Eco Farms sales director Gahl Crane says tight supply periods from Mexico have reinforced the importance of sourcing from diverse origins. Guacamole-shutterstock_256536637 – npanorama
He says there have been a lot of “ups and downs” this year for avocados but overall returns have been good for growers while supermarkets were still content with pricing and sizing.
“For us as a company we’re pretty diverse between foodservice and retail, so we have a nice balance ourselves,” he tells www.freshfruitportal.com.
“Even with Mexico being the market leader they still had some supply challenges, and California was really able to step in to fill those needs and supply supermarkets throughout the country.
“I think specifically this year it really showed the industry and specifically large retailers how important it is to have strong connections to California avocado packers and shippers due to the fact that it can sometimes be the only fruit available to pick up the flack when other countries are falling short of supply.”
More recently, he says rain has affected supply out of Mexico, and the ‘Flora Loca’ volume hasn’t been as large as expected.
“Overall it seems to be a little bit more stable but we are seeing prices going up once again,” he says.
“A few months ago we saw US$60 prices and there’s nothing that’s going to stop that happening again, which is not exactly good for the industry.”
Eco Farms also sources early season Chilean avocados from Exportadora El Parque, bringing in first shipments in the week of Aug. 15. This is not a new development for the company, but it goes to show how a diversified supply platform can pay off in tight times.
“The general [Chilean] season is used to getting started mid-to-late September, but with the particular location of these groves, most of the fruit is ready with very good dry weight.

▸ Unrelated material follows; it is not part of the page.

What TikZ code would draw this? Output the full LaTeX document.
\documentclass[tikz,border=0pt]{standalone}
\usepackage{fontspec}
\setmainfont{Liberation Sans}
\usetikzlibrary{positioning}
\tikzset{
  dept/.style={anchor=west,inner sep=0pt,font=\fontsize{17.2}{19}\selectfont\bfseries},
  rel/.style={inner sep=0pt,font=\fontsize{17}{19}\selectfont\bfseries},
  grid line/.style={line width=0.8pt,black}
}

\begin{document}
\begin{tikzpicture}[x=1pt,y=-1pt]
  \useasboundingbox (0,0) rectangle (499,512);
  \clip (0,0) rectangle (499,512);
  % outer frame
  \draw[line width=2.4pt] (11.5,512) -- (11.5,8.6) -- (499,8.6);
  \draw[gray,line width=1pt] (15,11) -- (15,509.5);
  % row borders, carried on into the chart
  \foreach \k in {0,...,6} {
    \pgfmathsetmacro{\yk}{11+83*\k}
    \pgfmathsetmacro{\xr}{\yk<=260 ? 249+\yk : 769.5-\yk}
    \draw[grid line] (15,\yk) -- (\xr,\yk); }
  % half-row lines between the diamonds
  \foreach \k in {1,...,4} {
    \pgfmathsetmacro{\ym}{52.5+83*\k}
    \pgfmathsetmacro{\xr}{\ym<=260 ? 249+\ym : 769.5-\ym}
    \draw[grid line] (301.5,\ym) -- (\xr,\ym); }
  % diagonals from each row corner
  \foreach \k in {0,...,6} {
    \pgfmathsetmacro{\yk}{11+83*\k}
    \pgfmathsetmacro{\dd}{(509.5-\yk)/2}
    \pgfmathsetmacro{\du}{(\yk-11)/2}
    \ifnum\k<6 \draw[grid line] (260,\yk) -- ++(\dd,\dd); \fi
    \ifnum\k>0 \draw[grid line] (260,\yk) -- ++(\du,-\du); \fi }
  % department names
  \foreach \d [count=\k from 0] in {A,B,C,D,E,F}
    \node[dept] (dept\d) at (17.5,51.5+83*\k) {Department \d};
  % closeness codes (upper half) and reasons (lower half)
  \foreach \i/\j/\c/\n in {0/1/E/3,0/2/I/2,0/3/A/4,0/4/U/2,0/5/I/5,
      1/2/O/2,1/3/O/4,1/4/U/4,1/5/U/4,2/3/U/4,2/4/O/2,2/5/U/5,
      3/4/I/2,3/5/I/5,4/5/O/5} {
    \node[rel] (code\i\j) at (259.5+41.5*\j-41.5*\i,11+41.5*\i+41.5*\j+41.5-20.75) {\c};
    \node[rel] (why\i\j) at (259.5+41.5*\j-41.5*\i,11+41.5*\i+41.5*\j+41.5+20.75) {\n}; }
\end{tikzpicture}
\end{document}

“We brought it in early-to-mid August – this is not atypical but market conditions are a little bit different to previous years.
“We are doing what it takes to cover our chain stores and cover our retailers who have been so loyal to us and to the category.
“That’s part of our global strategy, bringing it in from Peru weekly, bringing it in from Chile; that’s par for the course for us, but for sure it’s given us an advantage to be able to offer an additional country of origin in a challenging time like this.”
The Chilean perspective
Exportadora El Parque commercial manager Cristóbal Iglesis says the start to the season has gone very well.
“We started shipping a month ago, as soon as we started to have fruit with more than 23% dry material; fruit which is in the higher parts of our fields. We began the season in week 28 with simultaneous shipments to the United States and Europe.
He says the gap in large-sized fruit supplies from Mexico was a key driver of sending earlier to the United States, mainly because the country’s Flor Loca variety was concentrated in 60, 70 and 84 counts, bringing about an “excellent trade alternative” for 36, 40 and 50 counts from Chile.
“Mexico was very concentrated in small sizes and we started with a harvest of large sizes. The trading window for our avocados was very clear,” Iglesis says.
He says spot prices are offering the best prices at the moment, but how long this will last depends 100% on Mexico.
He expects the company to export 11,000 metric tons (MT) of Hass avocados, or around 520 containers, with Europe set to receive 60-70% and the U.S. 10-20%; other destinations include Argentina, China and Central America.